[Information shown]:
※ ※ ※
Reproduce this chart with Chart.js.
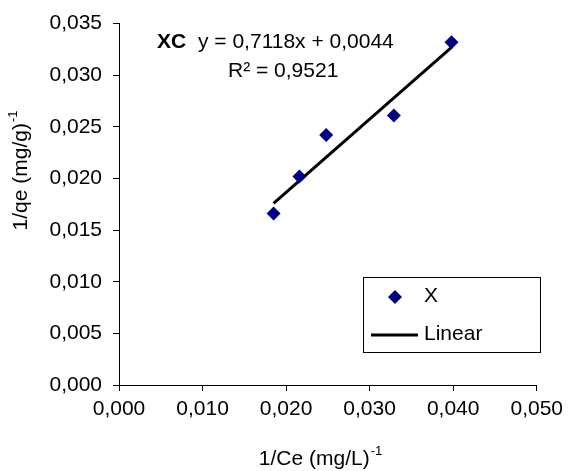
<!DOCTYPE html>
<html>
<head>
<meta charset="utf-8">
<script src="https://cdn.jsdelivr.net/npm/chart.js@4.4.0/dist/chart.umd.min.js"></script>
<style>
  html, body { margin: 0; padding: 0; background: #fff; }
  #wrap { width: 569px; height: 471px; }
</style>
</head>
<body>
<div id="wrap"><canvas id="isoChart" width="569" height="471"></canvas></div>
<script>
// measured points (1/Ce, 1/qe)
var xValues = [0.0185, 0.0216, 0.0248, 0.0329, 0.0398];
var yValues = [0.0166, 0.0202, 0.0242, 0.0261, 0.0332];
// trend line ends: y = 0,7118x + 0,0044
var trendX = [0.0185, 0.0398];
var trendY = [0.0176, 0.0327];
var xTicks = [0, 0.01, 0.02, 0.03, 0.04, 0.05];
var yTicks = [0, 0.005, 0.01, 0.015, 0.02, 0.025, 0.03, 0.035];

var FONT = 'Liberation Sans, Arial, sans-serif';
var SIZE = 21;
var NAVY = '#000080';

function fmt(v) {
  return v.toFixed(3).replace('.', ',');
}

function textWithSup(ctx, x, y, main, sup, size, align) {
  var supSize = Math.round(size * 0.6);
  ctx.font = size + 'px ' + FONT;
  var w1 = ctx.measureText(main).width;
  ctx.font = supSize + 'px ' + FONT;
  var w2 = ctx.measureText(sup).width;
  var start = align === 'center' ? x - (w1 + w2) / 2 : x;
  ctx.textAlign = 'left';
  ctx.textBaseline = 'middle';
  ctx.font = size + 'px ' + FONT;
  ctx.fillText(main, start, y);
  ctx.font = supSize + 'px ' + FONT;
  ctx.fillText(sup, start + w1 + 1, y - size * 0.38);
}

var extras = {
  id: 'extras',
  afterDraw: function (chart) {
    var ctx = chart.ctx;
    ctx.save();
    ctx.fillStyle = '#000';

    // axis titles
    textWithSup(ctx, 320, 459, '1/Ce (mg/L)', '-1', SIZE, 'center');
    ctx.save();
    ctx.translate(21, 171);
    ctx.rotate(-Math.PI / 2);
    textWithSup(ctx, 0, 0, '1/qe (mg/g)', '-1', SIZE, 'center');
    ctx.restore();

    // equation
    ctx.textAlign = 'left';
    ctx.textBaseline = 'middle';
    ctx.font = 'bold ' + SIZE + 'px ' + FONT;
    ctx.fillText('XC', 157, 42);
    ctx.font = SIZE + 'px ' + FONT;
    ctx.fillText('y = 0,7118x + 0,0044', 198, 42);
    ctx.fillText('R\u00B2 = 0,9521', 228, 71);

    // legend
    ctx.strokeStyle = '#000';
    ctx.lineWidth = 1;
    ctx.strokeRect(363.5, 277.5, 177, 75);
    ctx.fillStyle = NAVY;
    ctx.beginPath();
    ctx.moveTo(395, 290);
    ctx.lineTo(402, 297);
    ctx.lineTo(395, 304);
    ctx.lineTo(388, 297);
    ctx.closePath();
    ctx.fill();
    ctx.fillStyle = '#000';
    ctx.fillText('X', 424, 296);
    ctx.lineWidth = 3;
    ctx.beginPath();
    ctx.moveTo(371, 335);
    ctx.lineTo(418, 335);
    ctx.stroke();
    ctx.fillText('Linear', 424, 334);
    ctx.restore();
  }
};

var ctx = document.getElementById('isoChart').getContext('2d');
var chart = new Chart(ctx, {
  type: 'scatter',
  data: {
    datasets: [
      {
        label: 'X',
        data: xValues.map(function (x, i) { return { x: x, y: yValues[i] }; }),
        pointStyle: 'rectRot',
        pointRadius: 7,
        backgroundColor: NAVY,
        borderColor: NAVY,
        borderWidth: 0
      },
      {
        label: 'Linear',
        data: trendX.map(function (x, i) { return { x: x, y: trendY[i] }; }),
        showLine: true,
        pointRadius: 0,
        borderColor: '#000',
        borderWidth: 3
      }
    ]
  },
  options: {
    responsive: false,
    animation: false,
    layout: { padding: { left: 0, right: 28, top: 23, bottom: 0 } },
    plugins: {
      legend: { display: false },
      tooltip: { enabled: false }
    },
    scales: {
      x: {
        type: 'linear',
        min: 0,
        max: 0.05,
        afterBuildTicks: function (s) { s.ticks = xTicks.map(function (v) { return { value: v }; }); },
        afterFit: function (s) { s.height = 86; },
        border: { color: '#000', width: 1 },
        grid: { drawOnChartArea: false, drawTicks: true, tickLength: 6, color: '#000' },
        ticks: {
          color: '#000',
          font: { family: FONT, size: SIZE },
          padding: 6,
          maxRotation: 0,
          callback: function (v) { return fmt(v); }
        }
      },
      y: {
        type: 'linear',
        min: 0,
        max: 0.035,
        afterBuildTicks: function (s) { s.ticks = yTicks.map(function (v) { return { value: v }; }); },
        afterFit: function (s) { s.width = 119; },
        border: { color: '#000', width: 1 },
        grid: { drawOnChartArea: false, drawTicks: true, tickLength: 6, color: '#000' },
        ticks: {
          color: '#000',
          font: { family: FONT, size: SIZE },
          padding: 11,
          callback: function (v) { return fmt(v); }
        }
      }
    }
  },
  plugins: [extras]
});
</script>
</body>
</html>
※ ※ ※
[Task brief]:
Reproduce all of the data exactly; the pictures do not belong in the copy.

[Reply to the exercise]:
Reproduce this chart with Chart.js.
<!DOCTYPE html>
<html>
<head>
<meta charset="utf-8">
<script src="https://cdn.jsdelivr.net/npm/chart.js@4.4.0/dist/chart.umd.min.js"></script>
<style>
  html, body { margin: 0; padding: 0; background: #fff; }
  #wrap { width: 569px; height: 471px; }
</style>
</head>
<body>
<div id="wrap"><canvas id="isoChart" width="569" height="471"></canvas></div>
<script>
// measured points (1/Ce, 1/qe)
var xValues = [0.0185, 0.0216, 0.0248, 0.0329, 0.0398];
var yValues = [0.0166, 0.0202, 0.0242, 0.0261, 0.0332];
// trend line ends: y = 0,7118x + 0,0044
var trendX = [0.0185, 0.0398];
var trendY = [0.0176, 0.0327];
var xTicks = [0, 0.01, 0.02, 0.03, 0.04, 0.05];
var yTicks = [0, 0.005, 0.01, 0.015, 0.02, 0.025, 0.03, 0.035];

var FONT = 'Liberation Sans, Arial, sans-serif';
var SIZE = 21;
var NAVY = '#000080';

function fmt(v) {
  return v.toFixed(3).replace('.', ',');
}

function textWithSup(ctx, x, y, main, sup, size, align) {
  var supSize = Math.round(size * 0.6);
  ctx.font = size + 'px ' + FONT;
  var w1 = ctx.measureText(main).width;
  ctx.font = supSize + 'px ' + FONT;
  var w2 = ctx.measureText(sup).width;
  var start = align === 'center' ? x - (w1 + w2) / 2 : x;
  ctx.textAlign = 'left';
  ctx.textBaseline = 'middle';
  ctx.font = size + 'px ' + FONT;
  ctx.fillText(main, start, y);
  ctx.font = supSize + 'px ' + FONT;
  ctx.fillText(sup, start + w1 + 1, y - size * 0.38);
}

var extras = {
  id: 'extras',
  afterDraw: function (chart) {
    var ctx = chart.ctx;
    ctx.save();
    ctx.fillStyle = '#000';

    // axis titles
    textWithSup(ctx, 320, 459, '1/Ce (mg/L)', '-1', SIZE, 'center');
    ctx.save();
    ctx.translate(21, 171);
    ctx.rotate(-Math.PI / 2);
    textWithSup(ctx, 0, 0, '1/qe (mg/g)', '-1', SIZE, 'center');
    ctx.restore();

    // equation
    ctx.textAlign = 'left';
    ctx.textBaseline = 'middle';
    ctx.font = 'bold ' + SIZE + 'px ' + FONT;
    ctx.fillText('XC', 157, 42);
    ctx.font = SIZE + 'px ' + FONT;
    ctx.fillText('y = 0,7118x + 0,0044', 198, 42);
    ctx.fillText('R\u00B2 = 0,9521', 228, 71);

    // legend
    ctx.strokeStyle = '#000';
    ctx.lineWidth = 1;
    ctx.strokeRect(363.5, 277.5, 177, 75);
    ctx.fillStyle = NAVY;
    ctx.beginPath();
    ctx.moveTo(395, 290);
    ctx.lineTo(402, 297);
    ctx.lineTo(395, 304);
    ctx.lineTo(388, 297);
    ctx.closePath();
    ctx.fill();
    ctx.fillStyle = '#000';
    ctx.fillText('X', 424, 296);
    ctx.lineWidth = 3;
    ctx.beginPath();
    ctx.moveTo(371, 335);
    ctx.lineTo(418, 335);
    ctx.stroke();
    ctx.fillText('Linear', 424, 334);
    ctx.restore();
  }
};

var ctx = document.getElementById('isoChart').getContext('2d');
var chart = new Chart(ctx, {
  type: 'scatter',
  data: {
    datasets: [
      {
        label: 'X',
        data: xValues.map(function (x, i) { return { x: x, y: yValues[i] }; }),
        pointStyle: 'rectRot',
        pointRadius: 7,
        backgroundColor: NAVY,
        borderColor: NAVY,
        borderWidth: 0
      },
      {
        label: 'Linear',
        data: trendX.map(function (x, i) { return { x: x, y: trendY[i] }; }),
        showLine: true,
        pointRadius: 0,
        borderColor: '#000',
        borderWidth: 3
      }
    ]
  },
  options: {
    responsive: false,
    animation: false,
    layout: { padding: { left: 0, right: 28, top: 23, bottom: 0 } },
    plugins: {
      legend: { display: false },
      tooltip: { enabled: false }
    },
    scales: {
      x: {
        type: 'linear',
        min: 0,
        max: 0.05,
        afterBuildTicks: function (s) { s.ticks = xTicks.map(function (v) { return { value: v }; }); },
        afterFit: function (s) { s.height = 86; },
        border: { color: '#000', width: 1 },
        grid: { drawOnChartArea: false, drawTicks: true, tickLength: 6, color: '#000' },
        ticks: {
          color: '#000',
          font: { family: FONT, size: SIZE },
          padding: 6,
          maxRotation: 0,
          callback: function (v) { return fmt(v); }
        }
      },
      y: {
        type: 'linear',
        min: 0,
        max: 0.035,
        afterBuildTicks: function (s) { s.ticks = yTicks.map(function (v) { return { value: v }; }); },
        afterFit: function (s) { s.width = 119; },
        border: { color: '#000', width: 1 },
        grid: { drawOnChartArea: false, drawTicks: true, tickLength: 6, color: '#000' },
        ticks: {
          color: '#000',
          font: { family: FONT, size: SIZE },
          padding: 11,
          callback: function (v) { return fmt(v); }
        }
      }
    }
  },
  plugins: [extras]
});
</script>
</body>
</html>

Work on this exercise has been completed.